In a March 6 email to Katie and Zach Tegge, who also object to being included in the proposed historic district, Lambert clarified his role.

“My role, as Preservation Planner, is to answer questions pertinent to submitted requirements and provide information that is requested and that I may have on file – to nominators as well as impacted neighbors,” Lambert’s email stated. “My role, as Preservation Planner, is not to advocate for or against a proposed nomination.”

Guidance or interference
 
Gustafson said she would not respond to the city’s statement that Lambert was doing his job.

Cameron did not return a voicemail message seeking comment.

But in an email, objector Sarah Walkington rebuffed the city’s explanation and maintained that Lambert did too much to aid the nominators.

“There is a line between providing guidance on historic preservation regulations and interfering with the political process,” Sarah Walkington’s email stated.

“Mr.

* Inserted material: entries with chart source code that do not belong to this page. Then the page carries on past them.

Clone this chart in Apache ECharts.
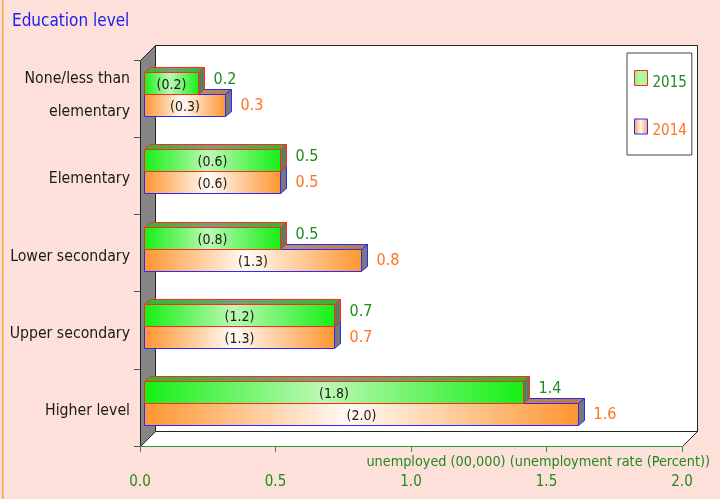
<!DOCTYPE html>
<html><head><meta charset="utf-8">
<script src="https://cdn.jsdelivr.net/npm/echarts@6/dist/echarts.min.js"></script>
<style>html,body{margin:0;padding:0;background:#fde0d9;}#c{width:720px;height:499px;}</style>
</head><body><div id="c"></div>
<script>
// ---- data ----
const categories = ['None/less than\nelementary', 'Elementary', 'Lower secondary', 'Upper secondary', 'Higher level'];
const seriesNames = ['2015', '2014'];
const unemployed2015 = [0.2, 0.5, 0.5, 0.7, 1.4];
const unemployed2014 = [0.3, 0.5, 0.8, 0.7, 1.6];
const rate2015 = [0.2, 0.6, 0.8, 1.2, 1.8];
const rate2014 = [0.3, 0.6, 1.3, 1.3, 2.0];
const xMin = 0, xMax = 2, xStep = 0.5;
const titleText = 'Education level';
const axisTitle = 'unemployed (00,000) (unemployment rate (Percent))';

// ---- layout / style ----
const FONT = "'DejaVu Sans Condensed', 'DejaVu Sans', sans-serif";
const G = {left: 140, top: 60, width: 542, height: 386};
const WALL = 15;          // depth of the 3D box
const BAR_DX = 4, BAR_DY = -4.5; // bars sit part way into the box
const FACE_DX = 6, FACE_DY = 5;  // depth of each bar
const GREEN_TXT = '#1f8a1f', ORANGE_TXT = '#ff7420';

const styles = {
  '2015': {
    front: ['#14f014', '#bdf8b5', '#14f014'],
    top: ['#2fb82f', '#7c9c7c', '#2fb82f'],
    side: '#5d7d5d', stroke: '#ff2a1a', txt: GREEN_TXT, upper: true
  },
  '2014': {
    front: ['#ff9530', '#fffaf6', '#ff9530'],
    top: ['#c07a3a', '#a99a92', '#c07a3a'],
    side: '#787876', stroke: '#2a2aff', txt: ORANGE_TXT, upper: false
  }
};
function grad(c) {
  return {type: 'linear', x: 0, y: 0, x2: 1, y2: 0,
    colorStops: [{offset: 0, color: c[0]}, {offset: 0.47, color: c[1]}, {offset: 1, color: c[2]}]};
}

function makeRender(name) {
  const s = styles[name];
  return function (params, api) {
    const v = api.value(0), c = api.value(1), r = api.value(2);
    const p0 = api.coord([0, c]);
    const p1 = api.coord([v, c]);
    const band = api.size([0, 1])[1];
    const h = Math.round(band * 0.281);
    const x0 = Math.round(p0[0] + BAR_DX) + 0.5;
    const x1 = Math.round(p1[0] + BAR_DX) + 0.5;
    const yc = Math.round(p0[1] + BAR_DY) + 0.5;
    const yT = s.upper ? yc - h : yc;
    const yB = s.upper ? yc : yc + h;
    const sw = {stroke: s.stroke, lineWidth: 1};
    const children = [
      {type: 'polygon', shape: {points: [[x0, yT], [x0 + FACE_DX, yT - FACE_DY], [x1 + FACE_DX, yT - FACE_DY], [x1, yT]]},
        style: Object.assign({fill: grad(s.top)}, sw)},
      {type: 'polygon', shape: {points: [[x1, yT], [x1 + FACE_DX, yT - FACE_DY], [x1 + FACE_DX, yB - FACE_DY], [x1, yB]]},
        style: Object.assign({fill: s.side}, sw)},
      {type: 'rect', shape: {x: x0, y: yT, width: x1 - x0, height: yB - yT},
        style: Object.assign({fill: grad(s.front)}, sw)},
      {type: 'text', style: {x: (x0 + x1) / 2, y: (yT + yB) / 2 + 1.5, text: '(' + r.toFixed(1) + ')',
        fill: '#1a1a1a', fontSize: 14, fontFamily: FONT, align: 'center', verticalAlign: 'middle'}},
      {type: 'text', style: {x: x1 + FACE_DX + 9, y: (yT + yB) / 2 + (s.upper ? -4 : 0), text: v.toFixed(1),
        fill: s.txt, fontSize: 16, fontFamily: FONT, align: 'left', verticalAlign: 'middle'}}
    ];
    return {type: 'group', children: children};
  };
}

const L = G.left, T = G.top, R = G.left + G.width, B = G.top + G.height;

const chart = echarts.init(document.getElementById('c'), null, {renderer: 'canvas'});
chart.setOption({
  backgroundColor: '#fde0d9',
  animation: false,
  title: {text: titleText, left: 7, top: 8,
    textStyle: {color: '#2020ee', fontSize: 17, fontWeight: 'normal', fontFamily: FONT}},
  graphic: {elements: [
    {type: 'rect', z: -10, shape: {x: 2, y: 0, width: 1.5, height: 499}, style: {fill: '#f9a33c'}},
    {type: 'polygon', z: -10, shape: {points: [[L + WALL + 0.5, T - WALL + 0.5], [R + WALL + 0.5, T - WALL + 0.5], [R + WALL + 0.5, B - WALL + 0.5], [L + WALL + 0.5, B - WALL + 0.5]]},
      style: {fill: '#ffffff', stroke: '#222', lineWidth: 1}},
    {type: 'polygon', z: -9, shape: {points: [[L + 0.5, T + 0.5], [L + WALL + 0.5, T - WALL + 0.5], [L + WALL + 0.5, B - WALL + 0.5], [L + 0.5, B + 0.5]]},
      style: {fill: '#858585', stroke: '#222', lineWidth: 1}},
    {type: 'polygon', z: -9, shape: {points: [[L + 0.5, B + 0.5], [L + WALL + 0.5, B - WALL + 0.5], [R + WALL + 0.5, B - WALL + 0.5], [R + 0.5, B + 0.5]]},
      style: {fill: '#ffffff', stroke: '#222', lineWidth: 1}}
  ]},
  legend: {
    orient: 'vertical', left: 627, top: 53,
    backgroundColor: '#ffffff', borderColor: '#444', borderWidth: 1,
    padding: [17, 5, 16, 7], itemWidth: 13, itemHeight: 15, itemGap: 28,
    formatter: n => '{t|' + n + '}',
    textStyle: {fontSize: 15, fontFamily: FONT,
      rich: {t: {fontSize: 15, fontFamily: FONT, padding: [10, 0, 0, 0]}}},
    data: [
      {name: seriesNames[0], icon: 'rect', textStyle: {color: GREEN_TXT},
        itemStyle: {color: grad(['#8ef08a', '#b0fca8', '#a0f89a']), borderColor: '#ff2a1a', borderWidth: 1}},
      {name: seriesNames[1], icon: 'rect', textStyle: {color: ORANGE_TXT},
        itemStyle: {color: grad(['#ff9a40', '#fff6ee', '#ffa050']), borderColor: '#2a2aff', borderWidth: 1}}
    ]
  },
  grid: {left: G.left, top: G.top, width: G.width, height: G.height, containLabel: false},
  xAxis: {
    type: 'value', min: xMin, max: xMax, interval: xStep, z: 5,
    axisLine: {show: true, lineStyle: {color: '#2a9a2a', width: 1}},
    axisTick: {show: true, length: 6, lineStyle: {color: '#2a9a2a'}},
    splitLine: {show: false},
    axisLabel: {margin: 29, color: GREEN_TXT, fontSize: 15, fontFamily: FONT,
      formatter: v => v.toFixed(1)},
    name: axisTitle, nameLocation: 'end', nameGap: 28,
    nameTextStyle: {color: GREEN_TXT, fontSize: 14.3, fontFamily: FONT, align: 'right', verticalAlign: 'top', padding: [9, 0, 0, 0]}
  },
  yAxis: {
    type: 'category', data: categories, inverse: true, z: 5,
    axisLine: {show: false},
    axisTick: {show: true, length: 6, lineStyle: {color: '#555'}},
    splitLine: {show: false},
    axisLabel: {
      margin: 10, color: '#1a1a1a', fontSize: 15.7, fontFamily: FONT, align: 'right',
      formatter: function (v) {
        const parts = v.split('\n');
        if (parts.length > 1) return parts.map(p => '{m|' + p + '}').join('\n') + '\n{e| }';
        return '{s|' + v + '}';
      },
      rich: {
        s: {fontSize: 15.7, fontFamily: FONT, color: '#1a1a1a', padding: [7, 0, 0, 0]},
        m: {fontSize: 15.7, fontFamily: FONT, color: '#1a1a1a', lineHeight: 33},
        e: {fontSize: 1, lineHeight: 6}
      }
    }
  },
  series: [
    {name: seriesNames[1], type: 'custom', z: 3, renderItem: makeRender('2014'),
      itemStyle: {color: '#ff9530'}, encode: {x: 0, y: 1},
      data: categories.map((c, i) => [unemployed2014[i], i, rate2014[i]])},
    {name: seriesNames[0], type: 'custom', z: 4, renderItem: makeRender('2015'),
      itemStyle: {color: '#14f014'}, encode: {x: 0, y: 1},
      data: categories.map((c, i) => [unemployed2015[i], i, rate2015[i]])}
  ]
});
</script></body></html>
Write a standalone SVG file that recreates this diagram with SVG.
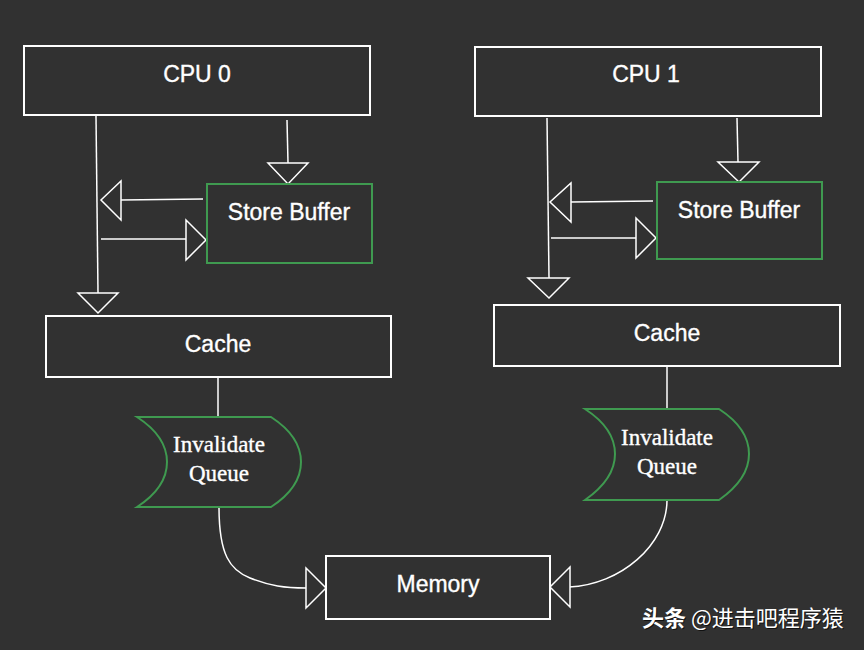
<svg xmlns="http://www.w3.org/2000/svg" width="864" height="650" viewBox="0 0 864 650">
<style>
.box{fill:#313131;stroke:#ffffff;stroke-width:2}
.gbox{fill:#313131;stroke:#3f9a50;stroke-width:2}
.lbl{font-family:"Liberation Sans",Arial,sans-serif;font-size:23px;fill:#ffffff;stroke:#ffffff;stroke-width:0.35;text-anchor:middle}
.ser{font-family:"Liberation Serif","Times New Roman",serif;font-size:23px;fill:#ffffff;stroke:#ffffff;stroke-width:0.35;text-anchor:middle}
.ln{fill:none;stroke:#ffffff;stroke-width:1.5}
.tri{fill:#313131;stroke:#ffffff;stroke-width:1.5;stroke-linejoin:miter}
.wm{font-family:"Noto Sans CJK SC","Liberation Sans",sans-serif;font-size:22px;fill:#ffffff}
.wms{font-family:"Noto Sans CJK SC","Liberation Sans",sans-serif;font-size:22px;fill:#111111}
</style>
<rect width="864" height="650" fill="#313131"/>

<g id="connectors">
  <line class="ln" x1="287" y1="120" x2="288" y2="163"/>
  <polygon class="tri" points="268,163 308,163 288,184"/>
  <line class="ln" x1="203" y1="199" x2="121" y2="200"/>
  <polygon class="tri" points="121,181 121,220 101,200"/>
  <line class="ln" x1="101" y1="239" x2="186" y2="239"/>
  <polygon class="tri" points="186,220 186,260 206,240"/>
  <line class="ln" x1="96" y1="116" x2="98" y2="293"/>
  <polygon class="tri" points="78,293 118,293 98,313"/>

  <line class="ln" x1="737" y1="118" x2="738" y2="162"/>
  <polygon class="tri" points="718,162 759,162 739,182"/>
  <line class="ln" x1="653" y1="201" x2="571" y2="202"/>
  <polygon class="tri" points="571,183 571,222 550,202"/>
  <line class="ln" x1="551" y1="238" x2="636" y2="238"/>
  <polygon class="tri" points="636,218 636,258 656,238"/>
  <line class="ln" x1="547" y1="118" x2="549" y2="278"/>
  <polygon class="tri" points="528,278 569,278 549,298"/>

  <line class="ln" x1="218" y1="377" x2="218" y2="417"/>
  <line class="ln" x1="667" y1="366" x2="667" y2="409"/>

  <path class="ln" d="M219 507 C219 555 230 570 250 578 C270 586 285 588 306 588"/>
  <polygon class="tri" points="306,568 306,608 326,588"/>
  <path class="ln" d="M667 500 C667 545 620 585 569 587"/>
  <polygon class="tri" points="570,567 570,607 550,587"/>
</g>

<g id="cpu0">
  <rect class="box" x="24" y="46" width="346" height="69"/>
  <text class="lbl" x="197" y="82">CPU 0</text>
</g>
<g id="cpu1">
  <rect class="box" x="475" y="47" width="346" height="69"/>
  <text class="lbl" x="646" y="82">CPU 1</text>
</g>
<g id="storebuffer0">
  <rect class="gbox" x="207" y="184" width="165" height="79"/>
  <text class="lbl" x="289" y="220">Store Buffer</text>
</g>
<g id="storebuffer1">
  <rect class="gbox" x="657" y="182" width="165" height="77"/>
  <text class="lbl" x="739" y="218">Store Buffer</text>
</g>
<g id="cache0">
  <rect class="box" x="46" y="316" width="345" height="61"/>
  <text class="lbl" x="218" y="352">Cache</text>
</g>
<g id="cache1">
  <rect class="box" x="494" y="305" width="346" height="61"/>
  <text class="lbl" x="667" y="341">Cache</text>
</g>
<g id="iq0">
  <path class="gbox" d="M137 417 L271 417 C291 430 301 445 301 462 C301 479 291 494 271 507 L137 507 C157 494 167 479 167 462 C167 445 157 430 137 417 Z"/>
  <text class="ser" x="219" y="452">Invalidate</text>
  <text class="ser" x="219" y="481">Queue</text>
</g>
<g id="iq1">
  <path class="gbox" d="M585 409 L719 409 C739 422 749 437 749 454 C749 471 739 486 719 500 L585 500 C605 486 615 471 615 454 C615 437 605 422 585 409 Z"/>
  <text class="ser" x="667" y="445">Invalidate</text>
  <text class="ser" x="667" y="474">Queue</text>
</g>
<g id="memory">
  <rect class="box" x="326" y="556" width="224" height="63"/>
  <text class="lbl" x="438" y="592">Memory</text>
</g>

<g id="watermark">
  <text class="wms" x="643" y="627"><tspan font-weight="bold">头条</tspan> @进击吧程序猿</text>
  <text class="wm" x="642" y="626"><tspan font-weight="bold">头条</tspan> @进击吧程序猿</text>
</g>
</svg>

Lambert stepped way over that line when he dictated to one of the nominators the properties that should be included in the proposed historic district, not because of any purported architectural or cultural significance, but simply to avoid triggering a required supermajority vote by City Council,” Sarah Walkington's email stated.

Geneva Preservation Planner Michael Lambert’s job functions as delineated in the description of his duties includes:

• Explains, interprets, and provides guidance on historic preservation regulations and related construction/site development regulations.

• Coordinates formal plan reviews conducted by the Historic Preservation Commission.

• Works with permit applicants, developers, property owners, city staff and others to provide technical assistance, resolve problems, and achieve timely review of historic preservation commission review applications.

• Reviews submitted historic preservation commission review applications for accuracy and completeness.

• Recommends plan modifications and requests additional information as needed to bring applications into compliance with applicable regulations.

• Prepares written review comments on historic preservation commission review applications.